Fernando Correia - um dos mais
respeitados profissionais da comunicação social em Portugal - esteve
recentemente nas Caldas da Rainha, numa rádio local, a falar acerca do seu mais
novo livro, cujo título pode ler-se em epígrafe.
Nele, o autor que nos acostumou
- através da sua voz aveludada e bem colocada - a ouvir prazerosamente relatos
de futebol, traz-nos uma realidade emotiva, dolorosa, vivida na primeira
pessoa. Uma diegese que nos faz pensar na vida (na nossa e na de quem está ao
nosso lado), na dele e na da Vera, a personagem principal.
Fernando e Vera, dois
padecentes que não estão sós, pois tiveram filhas, e estas lhes deram netos,
seres humanos saudáveis, com corações latejantes de amor pela mãe já avó, que, infelizmente,
por ironia de um fadário ímpio, é incapaz de o perceber, de o sentir, de sequer
o sonhar.
Uma senhora que desconhece as
suas próprias emoções, com uma vida
que paira num éter nebuloso, com uma palavra que não ecoa no quarto, com um
coração que pulsa movido por um milagre autêntico (ou químico). Perceberá,
então, a solidão de sua alma? Terá noção, no limiar de onde se encontra, de que
o seu solilóquio não possui ouvintes? Haverá dentro de si um discurso solene,
dito ininterruptamente ao seu ser, para que este se mantenha vivo, naquela
neutralidade física comovente?
Vera, não é somente a ressoante
personagem desse livro, é, também, de uma vida que um dia foi. Dentro de si
existe uma distância, um abismo, onde ecoa a esperança tutelar de uma família,
a sua, que a quer para si, como deve ser, como deveria ser.
“Uns dias antes de seres
internada ouvimos muitas vozes à nossa volta a dizerem tudo o que a ignorância
permite e documenta. No restaurante, e enquanto procuravas comer a sopa à mão,
as pessoas sentadas noutras mesas riam de troça e apontavam para a testa com o
dedo indicador.”
Tenho comiseração por este
povo, que não consegue perceber o que se passa ao seu redor. “Que pena eu tenho
dos pobres de espírito.”
O “Diário de um corpo sem
memória” expõe, de modo marcante e comovente, o ritmo do coração de Fernando
Correia, em sonantes batidas, por uma alma que, em anos volvidos, o arrebatou
de amores. Um livro que patenteia, também, a necessidade que todos temos de
conhecer com profundidade o que é a doença de Alzheimer, como a podemos
identificar e, principalmente, como devemos agir quando estamos diante de um
ser humano que sofre com essa perturbação, para não fazermos figura de néscios.

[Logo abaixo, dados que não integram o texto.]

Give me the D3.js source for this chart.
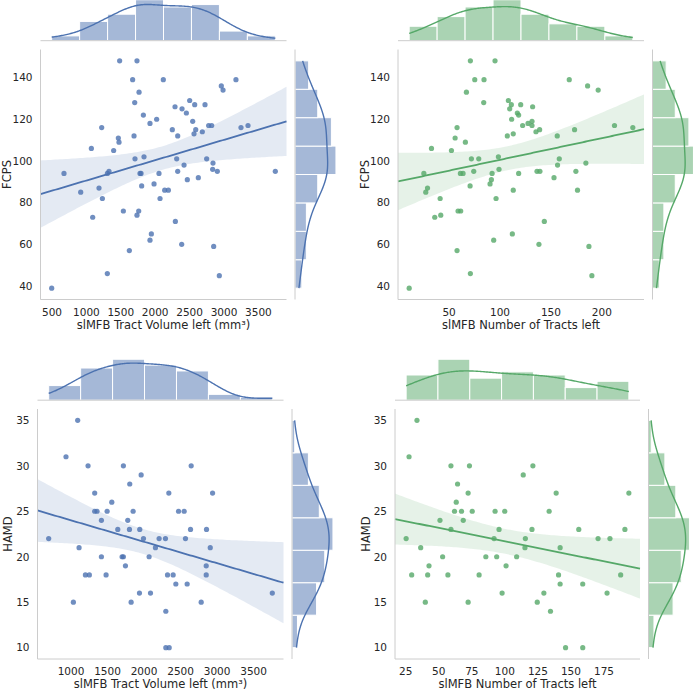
<!DOCTYPE html>
<html><head><meta charset="utf-8">
<script src="https://cdn.jsdelivr.net/npm/d3@7"></script>
<style>body{margin:0;background:#fff} svg text{font-family:"DejaVu Sans",sans-serif;fill:#262626}</style>
</head><body><svg id="c" width="693" height="691"></svg>
<script>
// ---------- data ----------
const volumeTop = [1483,1735,1672,2118,3174,1765,2961,2986,1702,2501,2574,2724,2288,2390,2453,1828,2021,1924,2545,1222,2777,2821,3247,3349,2249,2589,2685,2564,2327,1692,1464,1474,1072,1396,1837,1706,2312,2748,2840,2419,674,1328,1305,1779,1794,2055,2327,2835,2903,3746,2627,2467,1983,1803,1183,917,2138,2191,1232,2070,1537,1760,1735,1091,2293,1944,1924,1624,2385,2850,1304,2932,495];
const fcpsByVolume = [148,148,139,139,139,133,136,134,128,129,127,127,126,125,123,122,120,118,119,116,117,117,116,117,115,115,114,113,112,112,111,109,106,105,102,101,101,101,99,98,94,95,94,94,94,94,95,96,95,95,92,91,89,88,87,85,86,86,82,82,76,76,74,73,71,65,62,57,60,59,46,45,39];
const tractsTop = [70.9,95.1,75.2,84.3,168,186,196.4,67,84,108.2,111.1,109.5,120.3,132,117,118.3,111.4,131.4,127.5,131.4,122.2,57.8,135.3,138.9,173.2,212.4,230.4,113,107.2,156.2,55.9,66,32.7,52.3,98.4,71.9,79.1,158.2,99,156.5,184.3,25.2,61.1,63.7,74.2,92.2,118.3,136.3,139.2,174.5,153,91.5,90.2,70.6,28.8,27.1,113,176.1,41.2,96.1,58.8,61.4,41.8,35.9,143.5,112.1,93.8,57.8,138.2,187.3,70.9,190.2,10.8];
const fcpsByTracts = [148,148,139,139,139,136,134,133,128,129,127,125,127,126,123,122,120,119,118,117,117,116,114,115,115,117,116,113,112,112,111,109,106,105,102,101,101,101,96,98,99,94,94,94,95,94,94,95,95,95,92,91,89,88,87,85,86,86,82,82,76,76,74,73,71,65,62,57,60,59,46,45,39];
const volumeBottom = [1091,931,1233,1717,2645,1960,1804,1324,2339,2938,1558,1324,1356,1494,1850,2472,2549,1416,1777,1640,1800,1941,2636,2855,694,1992,2206,2293,2567,1110,2156,2906,1416,1699,1717,2069,1745,2851,1197,1251,1480,2321,2398,2851,2435,2590,1937,2088,3756,1032,1823,2782,2298,2298,2344];
const tractsBottom = [33.5,27.5,59.2,73.2,121.2,113.9,64.2,72.2,138.8,193.8,63.2,61.9,67.2,75.3,92.6,99.9,133.5,50.9,68.5,59.2,95.6,120.5,155.9,190.8,25.3,91.8,115.5,170.5,179.5,36.3,115.2,141.8,52.9,85.6,93.8,108.9,42.6,100.9,29.5,41.6,56.9,80.5,140.6,187.6,141.8,158.9,97.9,129.5,177.3,39.8,72.2,124.5,134.5,145.9,158.9];
const hamd = [35,31,30,30,30,29,28,27,27,27,26,25,25,25,25,25,25,24,24,23,23,23,23,23,22,22,22,22,22,21,21,21,20,20,20,20,19,19,18,18,18,18,18,18,17,17,16,16,16,15,15,15,14,10,10];

const volumeTicksTop = [500,1000,1500,2000,2500,3000,3500];
const volumeTicksBottom = [1000,1500,2000,2500,3000,3500];
const tractTicksTop = [50,100,150,200];
const tractTicksBottom = [25,50,75,100,125,150,175];
const fcpsTicks = [40,60,80,100,120,140];
const hamdTicks = [10,15,20,25,30,35];

const labelVolume = "slMFB Tract Volume left (mm³)";
const labelTracts = "slMFB Number of Tracts left";
const labelFCPS = "FCPS";
const labelHAMD = "HAMD";

// ---------- drawing ----------
const svg = d3.select("#c");
const BLUE = "#4C72B0", GREEN = "#55A868";
const SPINE = "#cccccc";

function kde(vals, grid) {
  const n = vals.length;
  const sd = d3.deviation(vals);
  const bw = sd * Math.pow(n, -0.2);
  return grid.map(g => {
    let s = 0;
    for (const v of vals) { const z = (g - v) / bw; s += Math.exp(-0.5 * z * z); }
    return s / (n * bw * Math.sqrt(2 * Math.PI));
  });
}
function histCounts(vals, nb) {
  const [mn, mx] = d3.extent(vals);
  const w = (mx - mn) / nb;
  const c = new Array(nb).fill(0);
  vals.forEach(v => { c[Math.min(nb - 1, Math.floor((v - mn) / w + 1e-9))]++; });
  return c.map((k, i) => ({x0: mn + i * w, x1: mn + (i + 1) * w, n: k}));
}

function panel(cfg) {
  const {x0, y0, w, h, xs, ys, color, xTicks, yTicks, xLabel, yLabel, nbx, nby, ylabOff} = cfg;
  const pad = e => { const m = (e[1] - e[0]) * 0.05; return [e[0] - m, e[1] + m]; };
  const xd = pad(d3.extent(xs)), yd = pad(d3.extent(ys));
  const x = d3.scaleLinear().domain(xd).range([x0, x0 + w]);
  const y = d3.scaleLinear().domain(yd).range([y0 + h, y0]);
  const g = svg.append("g");

  // regression + CI
  const n = xs.length, mx = d3.mean(xs), my = d3.mean(ys);
  let sxx = 0, sxy = 0;
  for (let i = 0; i < n; i++) { sxx += (xs[i] - mx) ** 2; sxy += (xs[i] - mx) * (ys[i] - my); }
  const b = sxy / sxx, a = my - b * mx;
  let sse = 0;
  for (let i = 0; i < n; i++) sse += (ys[i] - a - b * xs[i]) ** 2;
  const s = Math.sqrt(sse / (n - 2));
  const t = n > 60 ? 1.994 : 2.006;
  const grid = d3.range(101).map(i => xd[0] + i * (xd[1] - xd[0]) / 100);
  const band = grid.map(v => {
    const yh = a + b * v;
    const se = s * Math.sqrt(1 / n + (v - mx) ** 2 / sxx);
    return {v, yh, lo: yh - t * se, hi: yh + t * se};
  });
  g.append("path").datum(band)
    .attr("d", d3.area().x(d => x(d.v)).y0(d => y(d.lo)).y1(d => y(d.hi)))
    .attr("fill", color).attr("fill-opacity", 0.15);

  // scatter
  g.selectAll("circle.pt").data(xs.map((v, i) => [v, ys[i]])).join("circle")
    .attr("cx", d => x(d[0])).attr("cy", d => y(d[1])).attr("r", 2.6)
    .attr("fill", color).attr("fill-opacity", 0.8);

  g.append("path").datum(band)
    .attr("d", d3.line().x(d => x(d.v)).y(d => y(d.yh)))
    .attr("fill", "none").attr("stroke", color).attr("stroke-width", 1.8);

  // spines
  g.append("line").attr("x1", x0).attr("x2", x0).attr("y1", y0).attr("y2", y0 + h).attr("stroke", SPINE);
  g.append("line").attr("x1", x0).attr("x2", x0 + w).attr("y1", y0 + h).attr("y2", y0 + h).attr("stroke", SPINE);

  // ticks
  g.selectAll("text.xt").data(xTicks).join("text")
    .attr("x", d => x(d)).attr("y", y0 + h + 16).attr("text-anchor", "middle")
    .attr("font-size", 10.5).text(d => d);
  g.selectAll("text.yt").data(yTicks).join("text")
    .attr("x", x0 - 8).attr("y", d => y(d) + 3.8).attr("text-anchor", "end")
    .attr("font-size", 10.5).text(d => d);
  g.append("text").attr("x", x0 + w / 2).attr("y", y0 + h + 29).attr("text-anchor", "middle")
    .attr("font-size", 11.5).text(xLabel);
  g.append("text").attr("transform", `translate(${x0 - ylabOff},${y0 + h / 2}) rotate(-90)`)
    .attr("text-anchor", "middle").attr("dy", "0.35em").attr("font-size", 11.5).text(yLabel);

  // top marginal
  const M = 43, gapT = 8.8, gapR = 8.5;
  const mb = y0 - gapT;
  const hx = histCounts(xs, nbx);
  const kgx = d3.range(201).map(i => d3.min(xs) + i * (d3.max(xs) - d3.min(xs)) / 200);
  const bwx = hx[0].x1 - hx[0].x0;
  const kx = kde(xs, kgx).map(v => v * n * bwx);
  const ty = d3.scaleLinear().domain([0, Math.max(d3.max(hx, d => d.n), d3.max(kx)) * 1.05]).range([mb, mb - M]);
  g.selectAll("rect.hx").data(hx).join("rect")
    .attr("x", d => x(d.x0)).attr("width", d => x(d.x1) - x(d.x0))
    .attr("y", d => ty(d.n)).attr("height", d => mb - ty(d.n))
    .attr("fill", color).attr("fill-opacity", 0.5).attr("stroke", "#fff").attr("stroke-width", 1);
  g.append("path").datum(kgx.map((v, i) => [v, kx[i]]))
    .attr("d", d3.line().x(d => x(d[0])).y(d => ty(d[1])))
    .attr("fill", "none").attr("stroke", color).attr("stroke-width", 1.4);
  g.append("line").attr("x1", x0).attr("x2", x0 + w).attr("y1", mb).attr("y2", mb).attr("stroke", SPINE);

  // right marginal
  const ml = x0 + w + gapR;
  const hy = histCounts(ys, nby);
  const kgy = d3.range(201).map(i => d3.min(ys) + i * (d3.max(ys) - d3.min(ys)) / 200);
  const bwy = hy[0].x1 - hy[0].x0;
  const ky = kde(ys, kgy).map(v => v * n * bwy);
  const tx = d3.scaleLinear().domain([0, Math.max(d3.max(hy, d => d.n), d3.max(ky)) * 1.05]).range([ml, ml + M]);
  g.selectAll("rect.hy").data(hy).join("rect")
    .attr("y", d => y(d.x1)).attr("height", d => y(d.x0) - y(d.x1))
    .attr("x", ml).attr("width", d => tx(d.n) - ml)
    .attr("fill", color).attr("fill-opacity", 0.5).attr("stroke", "#fff").attr("stroke-width", 1);
  g.append("path").datum(kgy.map((v, i) => [v, ky[i]]))
    .attr("d", d3.line().x(d => tx(d[1])).y(d => y(d[0])))
    .attr("fill", "none").attr("stroke", color).attr("stroke-width", 1.4);
  g.append("line").attr("x1", ml).attr("x2", ml).attr("y1", y0).attr("y2", y0 + h).attr("stroke", SPINE);
}

panel({x0: 40.5, y0: 49.5, w: 246, h: 250, xs: volumeTop, ys: fcpsByVolume, color: BLUE,
  xTicks: volumeTicksTop, yTicks: fcpsTicks, xLabel: labelVolume, yLabel: labelFCPS, nbx: 8, nby: 8, ylabOff: 33.5});
panel({x0: 398, y0: 49.5, w: 246, h: 250, xs: tractsTop, ys: fcpsByTracts, color: GREEN,
  xTicks: tractTicksTop, yTicks: fcpsTicks, xLabel: labelTracts, yLabel: labelFCPS, nbx: 8, nby: 8, ylabOff: 33.5});
panel({x0: 37.5, y0: 409, w: 246, h: 250, xs: volumeBottom, ys: hamd, color: BLUE,
  xTicks: volumeTicksBottom, yTicks: hamdTicks, xLabel: labelVolume, yLabel: labelHAMD, nbx: 7, nby: 7, ylabOff: 29.5});
panel({x0: 395, y0: 409, w: 245, h: 250, xs: tractsBottom, ys: hamd, color: GREEN,
  xTicks: tractTicksBottom, yTicks: hamdTicks, xLabel: labelTracts, yLabel: labelHAMD, nbx: 7, nby: 7, ylabOff: 29.5});
</script></body></html>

Uma enfermidade atroz, que vem
devagar, sem pressa, e fica, e fica, pousa em nós na antessala do vácuo,
aguardando que o organismo lhe dê um sinal para parar, anúncio que nunca chega,
até que ele, o prenúncio, esquece-se de si próprio e avança, instala-se,
domina-nos, apagando-nos para as coisas terrenas.
Em cada página desse livro
percebemos a pequenez do que somos, diante da imensidão do desconhecido. É uma
narrativa que nos leva também a acreditar em prodígios, e a desejar que
aconteça, no estalar de um segundo, a debelação do mal; e que aquele cérebro
não tivesse sido corrompido; que aquele olhar se enchesse de luminosidade; que
ela, a Vera, regressasse a este momento, com uma lucidez desconcertante.